CMHC Pulse Blog

Now with that being said, I want to make sure that we don’t pass the wrong message that obesity is a good thing, because if these individuals didn’t become obese in the first place, it could have likely prevented the development of cardiovascular disease. So, we still need to make all the effort we can to prevent obesity.7 But I think that one important point that has come out of these studies and a paradigm change in how we think about patients compared to 15-20 years ago, is that we should pay greater attention to heart failure patients with a normal BMI and clearly in those underweight, perhaps more than heart failure patients with class I obesity, since the former have a higher all-cause and cardiovascular mortality risk.

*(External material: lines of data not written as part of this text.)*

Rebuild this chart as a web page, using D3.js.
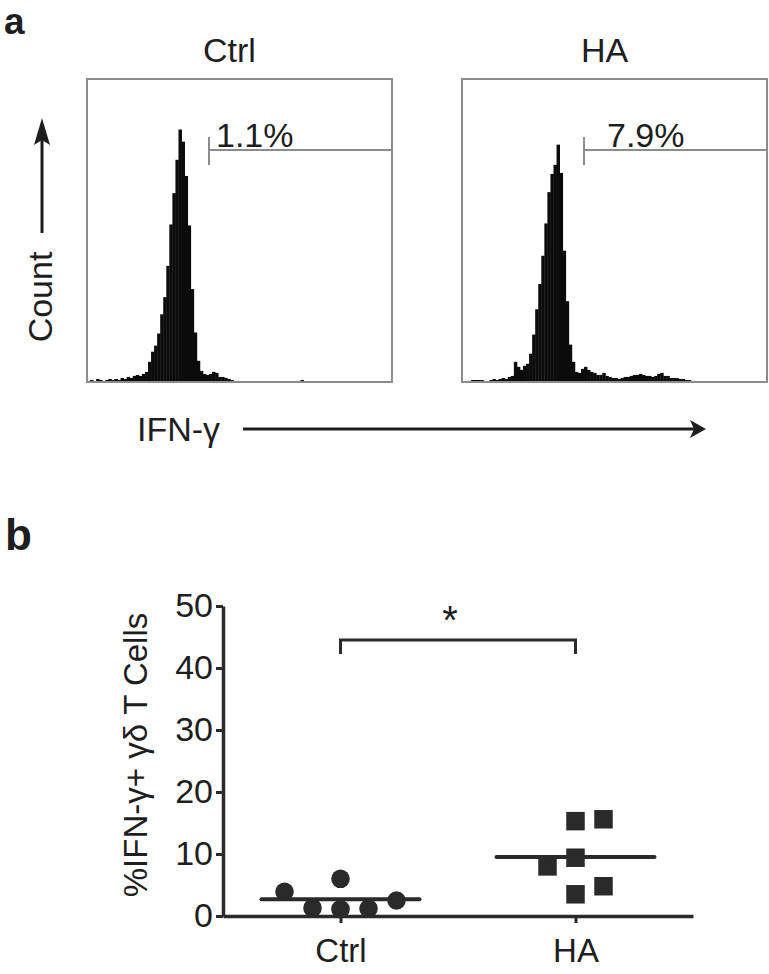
<!DOCTYPE html>
<html>
<head>
<meta charset="utf-8">
<script src="https://cdn.jsdelivr.net/npm/d3@7"></script>
<style>
  html, body { margin: 0; padding: 0; background: #fff; }
  svg { display: block; }
  text { font-family: "Liberation Sans", Arial, Helvetica, sans-serif; }
</style>
</head>
<body>
<div id="chart"></div>
<script>
// ---------------- DATA ----------------
// Panel a: flow cytometry histograms (100 channels along IFN-γ axis, counts in arbitrary units)
const histTitles = ["Ctrl", "HA"];
const gateLabels = ["1.1%", "7.9%"];
const gateStart = 40;   // channel where the IFN-γ+ gate begins
const gateEnd = 100;    // channel where the gate ends
const ctrlHist = [
  1,2,1,3,2,1,2,3,2,3, 2,4,3,5,4,6,7,6,8,10,
  20,30,36,48,67,84,115,156,187,220, 250,238,204,155,92,49,21,11,8,7,
  8,10,9,5,5,4,3,2,0,0, 0,0,0,0,0,0,0,0,0,0,
  0,0,0,0,0,0,0,0,0,0, 2,0,0,0,0,0,0,0,0,0,
  0,0,0,0,0,0,0,0,0,0, 0,0,0,0,0,0,0,0,0,0
];
const haHist = [
  0,0,0,2,2,2,2,0,0,2, 3,2,3,4,3,5,6,20,15,12,
  16,18,28,47,72,97,125,157,188,206, 215,235,207,130,80,37,20,10,9,13,
  15,12,10,9,7,7,9,6,5,4, 4,3,4,5,5,6,7,7,8,7,
  6,6,5,6,8,9,6,6,4,4, 4,3,3,2,2,0,0,0,0,0,
  0,0,0,0,0,0,0,0,0,0, 0,0,0,0,0,0,0,0,0,0
];

// Panel b: % IFN-γ+ γδ T cells
const groups = ["Ctrl", "HA"];
const ctrlValues = [3.9, 1.3, 6.0, 1.1, 1.2, 2.5];
const ctrlJitter = [-2, -1, 0, 0, 1, 2];
const haValues = [15.3, 15.6, 8.0, 9.4, 3.5, 4.8];
const haJitter = [0, 1, -1, 0, 0, 1];
const medians = [2.7, 9.5];
const yTicks = [0, 10, 20, 30, 40, 50];
const bracketLevel = 44.5;
const sigLabel = "*";

// ---------------- LAYOUT ----------------
const W = 769, H = 974;
const svg = d3.select("#chart").append("svg").attr("width", W).attr("height", H);
svg.append("rect").attr("width", W).attr("height", H).attr("fill", "#fff");

const ink = "#1e1e1e";
const boxGray = "#8c8c8c";

// panel letters
svg.append("text").attr("x", 4).attr("y", 34).attr("font-size", 37).attr("font-weight", "bold")
  .attr("fill", ink).text("a");
svg.append("text").attr("x", 5).attr("y", 550).attr("font-size", 44).attr("font-weight", "bold")
  .attr("fill", ink).text("b");

// ---- Panel a histograms ----
const boxW = 305, boxH = 303, boxTop = 79;
const boxLefts = [87, 462];
const labelOffsets = [7, 23];
const hists = [ctrlHist, haHist];

hists.forEach((hist, k) => {
  const left = boxLefts[k];
  const g = svg.append("g");
  const x = d3.scaleLinear().domain([0, hist.length]).range([left, left + boxW]);
  const y = d3.scaleLinear().domain([0, 300]).range([boxTop + boxH, boxTop]);
  // bars
  g.selectAll("rect.bin").data(hist).join("rect")
    .attr("class", "bin")
    .attr("x", (d, i) => x(i))
    .attr("width", x(1) - x(0) + 0.4)
    .attr("y", d => y(d))
    .attr("height", d => y(0) - y(d))
    .attr("fill", "#0b0b0b");
  // frame
  g.append("rect").attr("x", left).attr("y", boxTop).attr("width", boxW).attr("height", boxH)
    .attr("fill", "none").attr("stroke", boxGray).attr("stroke-width", 2);
  // gate
  const gy = 150;
  g.append("line").attr("x1", x(gateStart)).attr("x2", x(gateEnd)).attr("y1", gy).attr("y2", gy)
    .attr("stroke", boxGray).attr("stroke-width", 2);
  [gateStart, gateEnd].forEach(c => {
    g.append("line").attr("x1", x(c)).attr("x2", x(c)).attr("y1", gy - 13).attr("y2", gy + 15)
      .attr("stroke", boxGray).attr("stroke-width", 2);
  });
  g.append("text").attr("x", x(gateStart) + labelOffsets[k]).attr("y", 147)
    .attr("font-size", 34).attr("fill", ink).text(gateLabels[k]);
  // title
  g.append("text").attr("x", left + boxW / 2 - 10).attr("y", 62).attr("text-anchor", "middle")
    .attr("font-size", 34).attr("fill", ink).text(histTitles[k]);
});

// Count label + arrow
svg.append("text").attr("transform", "translate(52,297) rotate(-90)").attr("text-anchor", "middle")
  .attr("font-size", 34).attr("fill", ink).text("Count");
svg.append("line").attr("x1", 42).attr("x2", 42).attr("y1", 233).attr("y2", 136)
  .attr("stroke", ink).attr("stroke-width", 3);
svg.append("path").attr("d", "M42,118 L50,145 L42,140 L34,145 Z").attr("fill", ink);

// IFN-γ label + arrow
svg.append("text").attr("x", 137).attr("y", 441).attr("font-size", 34).attr("fill", ink).text("IFN-γ");
svg.append("line").attr("x1", 243).attr("x2", 694).attr("y1", 429).attr("y2", 429)
  .attr("stroke", ink).attr("stroke-width", 3);
svg.append("path").attr("d", "M706,429 L690,420 L694,429 L690,438 Z").attr("fill", ink);

// ---- Panel b scatter ----
const dark = "#2a2a2a";
const yb = d3.scaleLinear().domain([0, 50]).range([916, 606]);
const xb = d3.scalePoint().domain(groups).range([223, 693]).padding(0.5);
const jitterStep = 28;

const yAxis = svg.append("g").attr("transform", "translate(223,0)")
  .call(d3.axisLeft(yb).tickValues(yTicks).tickSize(7).tickSizeOuter(0).tickPadding(3));
yAxis.select(".domain").attr("stroke", dark).attr("stroke-width", 3.5);
yAxis.selectAll(".tick line").attr("stroke", dark).attr("stroke-width", 3);
yAxis.selectAll(".tick text").attr("font-size", 34).attr("fill", ink)
  .attr("font-family", "'Liberation Sans', Arial, sans-serif");

const xAxis = svg.append("g").attr("transform", "translate(0,916)")
  .call(d3.axisBottom(xb).tickSize(7).tickSizeOuter(0).tickPadding(16));
xAxis.select(".domain").attr("stroke", dark).attr("stroke-width", 3.5);
xAxis.selectAll(".tick line").attr("stroke", dark).attr("stroke-width", 3);
xAxis.selectAll(".tick text").attr("font-size", 33).attr("fill", ink)
  .attr("font-family", "'Liberation Sans', Arial, sans-serif");

// y label
svg.append("text").attr("transform", "translate(147,755) rotate(-90)").attr("text-anchor", "middle")
  .attr("font-size", 33).attr("fill", ink).text("%IFN-γ+ γδ T Cells");

// medians
medians.forEach((m, k) => {
  const cx = xb(groups[k]);
  svg.append("line").attr("x1", cx - 79).attr("x2", cx + 79).attr("y1", yb(m)).attr("y2", yb(m))
    .attr("stroke", dark).attr("stroke-width", 4).attr("stroke-linecap", "round");
});

// Ctrl circles
svg.selectAll("circle.ctrl").data(ctrlValues).join("circle")
  .attr("class", "ctrl")
  .attr("cx", (d, i) => xb("Ctrl") + ctrlJitter[i] * jitterStep)
  .attr("cy", d => yb(d))
  .attr("r", 9.3)
  .attr("fill", dark);

// HA squares
svg.selectAll("path.ha").data(haValues).join("path")
  .attr("class", "ha")
  .attr("transform", (d, i) => `translate(${xb("HA") + haJitter[i] * jitterStep},${yb(d)})`)
  .attr("d", d3.symbol(d3.symbolSquare).size(18.5 * 18.5)())
  .attr("fill", dark);

// significance bracket
const bx1 = xb("Ctrl"), bx2 = xb("HA"), by = yb(bracketLevel);
svg.append("path")
  .attr("d", `M${bx1},${by + 14} V${by} H${bx2} V${by + 14}`)
  .attr("fill", "none").attr("stroke", dark).attr("stroke-width", 3);
svg.append("text").attr("x", (bx1 + bx2) / 2 - 8).attr("y", 634).attr("text-anchor", "middle")
  .attr("font-size", 40).attr("fill", ink).text(sigLabel);
</script>
</body>
</html>
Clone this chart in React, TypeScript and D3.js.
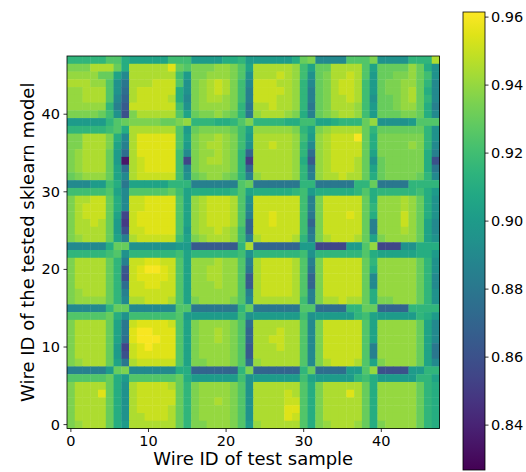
import React from 'react';
import * as d3 from 'd3';

// accuracy matrix. each char is a level:
// 'a' = 0.830, every next letter +0.005, 'Z' = 0.960
// first string = wire 47 of the model (top row), last = wire 0
const LEVELS = 'abcdefghijklmnopqrstuvwxyzZ';
const BASE = 0.83;
const STEP = 0.005;

const rows = [
  'rrrrrttq pppppsss ooooqqro oooooquv mmmmtttv nnnnrrrx',
  'vvvxxxuq xxxxxzut vvvwwvtp xxxxxwsp uuxxxxtp uuuuwuqn',
  'wwwwuupm xxxxxxso vvwwwvtn xxxyxwsn uvxxyxto uuvvwusn',
  'xxxwwtnk xxxyyytn vwxyxvsm yyyxxwrm uvxyyxso uvvwwurm',
  'wwxxxtnj xyyyyyqn vwxyxvsl yyyyxwrl uvxyyxso uvvwxuqm',
  'wwxxxtmi xyyyyxqm vwxxwvsl yyyxxwrl uvxxyxsn uuvwxurm',
  'wwwwwrlh yyyyyysn vwwwwvrk xxyxxwrk uvxxxwso uuvwwuql',
  'vvvvusng vxxxxxtp uvvwvurk wxxxwvql uvwxxwso uuuvvuqm',
  'ooooortu vvvvuuvw rrrqqrtv rrrrqqss ppqrrruw nnnnottt',
  'rrrrrstq xxxxxxto uvvvvusp wwwwwvrp vwxxxxur uuuuuurn',
  'vvxxxvqm xzzzzztp vwwxwvso xxxxxwso wxyyyZuq vvvvvvrn',
  'vvxxxvpl xzzzzzto vwxxwvsn xxyxxwrm wxyyyyuq vvvvwvrm',
  'vwxxxuoj xzzzzzsm vwwxwvri xxxxxwrj wxyyyyup vvvvvvql',
  'vwxxxuob xyzzzzsf vwxxwvre xxxxxwqh wxyyyxun uvvvvvqg',
  'vwxxxupj xyzzzzsm vwwwwvri xxxxxwrk wxyyyxup uvvvvvqk',
  'uvwwwupm xyyyyysn uvwwvurl wxxxxwrl wxxyxxuq uvvvvurm',
  'mmmoosqk ppppprrr lllllltu kkkkkkrr kkkkkrru kkkkrrrr',
  'ssssstpm tttttusp qqqqqrtp qqqqqrso qqqqqrtq rrrrrsqo',
  'vxxyyuqm yyzzzztp wxyyyxtn yyyyyysl vyyyyyuq wwwxwuqn',
  'vxyyyuqm yyzzzztp wxyyyxtm yyyyyysl vyyyyyur wwwxwuqn',
  'vxyyyupf yzzzzztp wxyyyxtl yyzyyysk vyyyzyuq wwwywuqn',
  'vxxyxuoe yzzzzztp wxyyyxti yyzyyysi vyyyyyul wwwywupm',
  'vxxxxuog yyzzzzto wxxyxwsi yyyyyysk vyyyyyul wwwxwupm',
  'vwxxxupl xyyyyysp vwxxxwsl xyyyyxrl vxyyyxup vwwwwupn',
  'mmmmmquu nnnnnnoo hhhhhhrx iiiiiioo ffffootw fffnnqqq',
  'rrrrrstn rrrrrrsp rrrrrrsn rrrrrrsn rrrrrrtq pppppqqo',
  'vxxxxurl yyzzyytp wwwxwwtl xyyyyxtl vyyyyyur wwwwwurn',
  'vxxxxurh yzZZzytp wwxxwwtk xyyyyxtk vyyyyyuq wwwwwurn',
  'vxxxxurg yzzzzytp wwxxwwth xyyyyxti vyyyyyum wwwwwurm',
  'vxxxxurj yyzzyytp wwwxwwth xyyyyxti vyyyyyum wwwwwurm',
  'vwxxxurl yyyyyytp wwwwwwtl xyyyyxtl vyyyyyuq wwwwwurn',
  'vwwwwurm xxyyyxtp vwwwwvtm xxxxxxsl vxxyxxuq vvwwwurn',
  'mmmmmruu mmmmmmtt kkkkkkru kkkkkktt jjjjrruu iiiirrrr',
  'tttttuqn ssssssto oooooosn oooooosn ooooorsp ooooorqo',
  'vxxxxupk yzzzzytp vwwwwvtj xxxxxxtm vyyyyytp wwwwwupm',
  'vxxxxupk zZZzzztp vwwxwvti xxxyxxtm vyyyyytp wwwwwupm',
  'vxxxxupj zZZZzztp vwwxwvti xxyyxxtm vyyyyytp wwwwwupm',
  'vxxxxuof yzZzzztp vwwwwvth xxxyxxtm vyyyyytl wwwwwupk',
  'vxxxxuog yzzzzztp vwwwwvth xxxxxxtm vyyyyytl wwwwwupk',
  'vwxxxupk xyyyyytp vvwwwvtj wxxxxxtm vxyyyxtp vwwwwupm',
  'lllllouv mmmmmmqq iiiiiirv iiiiiiru jjjjootw ggggoorr',
  'tttttuqo ttttttuq oooooosn oooooosp ooooorsq ooooorrp',
  'vxxxxuqn xyyyyxur vwwwwvtn xxxxxxtq vxxxxxuq wwwwwurq',
  'vxxxzuqn xyyyyyur vwwwwvtn xxxxyxtq vxxxzxuq wwwwwurq',
  'vxxxxuqn xyyyyyur vwwxwvtn xxxxyytq vxxxxxuq wwwwwurq',
  'vxxxxuqn xyyyyxur vwwwwvtn xxxxzztq vxxxxxuq wwwwwurq',
  'vxxxxuqn xxyyyxur vwwwwvtn xxxxzytq vxxxxxuq wwwwwurq',
  'vwxxxuqo xxxxxxur vvwwwvto wxxxxxtq vwxxxwuq vwwwwurq',
];

const xTicks = [0, 10, 20, 30, 40];
const yTicks = [0, 10, 20, 30, 40];
const cbarTicks = [0.84, 0.86, 0.88, 0.9, 0.92, 0.94, 0.96];
const vMin = 0.8268;
const vMax = 0.9615;

const font = 'DejaVu Sans, sans-serif';

export default function App() {
  const n = rows.length;
  const left = 67;
  const top = 56;
  const size = 372.5;

  const x = d3.scaleBand<number>().domain(d3.range(n)).range([left, left + size]);
  const y = d3.scaleBand<number>().domain(d3.range(n)).range([top + size, top]);
  const color = d3.scaleSequential(d3.interpolateViridis).domain([vMin, vMax]);

  const cbX = 463;
  const cbW = 22;
  const cbTop = 12;
  const cbBottom = 470;
  const cy = d3.scaleLinear().domain([vMin, vMax]).range([cbBottom, cbTop]);

  const cells: { i: number; j: number; v: number }[] = [];
  rows.forEach((r, k) => {
    const j = n - 1 - k;
    Array.from(r.replace(/ /g, '')).forEach((ch, i) => {
      cells.push({ i, j, v: BASE + LEVELS.indexOf(ch) * STEP });
    });
  });

  const bw = x.bandwidth();
  const stops = d3.range(0, 1.0001, 0.05);

  return (
    <svg width={526} height={472} style={{ position: 'absolute', left: 0, top: 0, background: '#fff' }}>
      <defs>
        <linearGradient id="cb" x1="0" y1="1" x2="0" y2="0">
          {stops.map(t => (
            <stop key={t} offset={t} stopColor={d3.interpolateViridis(t)} />
          ))}
        </linearGradient>
      </defs>

      {cells.map(c => (
        <rect key={c.i + '-' + c.j} x={x(c.i)} y={y(c.j)} width={bw + 0.4} height={bw + 0.4} fill={color(c.v)} />
      ))}
      <rect x={left} y={top} width={size} height={size} fill="none" stroke="#000" strokeWidth={0.8} />

      {xTicks.map(t => {
        const px = (x(t) as number) + bw / 2;
        return (
          <g key={'x' + t}>
            <line x1={px} x2={px} y1={top + size} y2={top + size + 3.5} stroke="#000" strokeWidth={0.8} />
            <text x={px} y={top + size + 17.5} textAnchor="middle" fontSize={14.5} fontFamily={font}>{t}</text>
          </g>
        );
      })}
      {yTicks.map(t => {
        const py = (y(t) as number) + bw / 2;
        return (
          <g key={'y' + t}>
            <line x1={left - 3.5} x2={left} y1={py} y2={py} stroke="#000" strokeWidth={0.8} />
            <text x={left - 7} y={py + 5} textAnchor="end" fontSize={14.5} fontFamily={font}>{t}</text>
          </g>
        );
      })}

      <text x={left + size / 2} y={465} textAnchor="middle" fontSize={18} fontFamily={font}>Wire ID of test sample</text>
      <text transform={`translate(34,${top + size / 2}) rotate(-90)`} textAnchor="middle" fontSize={18} fontFamily={font}>
        Wire ID of the tested sklearn model
      </text>

      <rect x={cbX} y={cbTop} width={cbW} height={cbBottom - cbTop} fill="url(#cb)" stroke="#000" strokeWidth={0.8} />
      {cbarTicks.map(t => (
        <g key={'c' + t}>
          <line x1={cbX + cbW} x2={cbX + cbW + 3.5} y1={cy(t)} y2={cy(t)} stroke="#000" strokeWidth={0.8} />
          <text x={cbX + cbW + 6} y={cy(t) + 5} fontSize={14.5} fontFamily={font}>{t.toFixed(2)}</text>
        </g>
      ))}
    </svg>
  );
}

I believe that the obesity paradox is a real phenomenon, but we still don’t clearly understand the underlying mechanisms responsible for it, nor do we have data from large multicenter randomized controlled trials looking at targeting obesity in the setting of heart failure or other established cardiovascular disease, so we can’t say this with certainty. One hypothesis we have proposed as a group is that patients with obesity in addition to having excess body fat, typically also have excess lean mass, which is a surrogate for skeletal muscle mass.8 And we know that high lean mass is associated with improved prognosis in some cardiovascular conditions, including heart failure. So, it is plausible to think that patients with obesity may do better because they have that excess lean mass. We recently published a review article in Current Problems in Cardiology discussing the role of lean mass and different body composition phenotypes (sarcopenia, sarcopenic obesity and cachexia) in determining cardiorespiratory fitness and overall prognosis in heart failure, where we make a strong distinction between the use of BMI and body composition compartments such as lean mass.9 For example, heart failure patients with excess body fat (i.e., obesity) but a low amount of lean mass (also called sarcopenic obesity) are the ones who actually do worse and have the most impaired cardiorespiratory fitness, even if they have class I obesity, so it is important to make that distinction.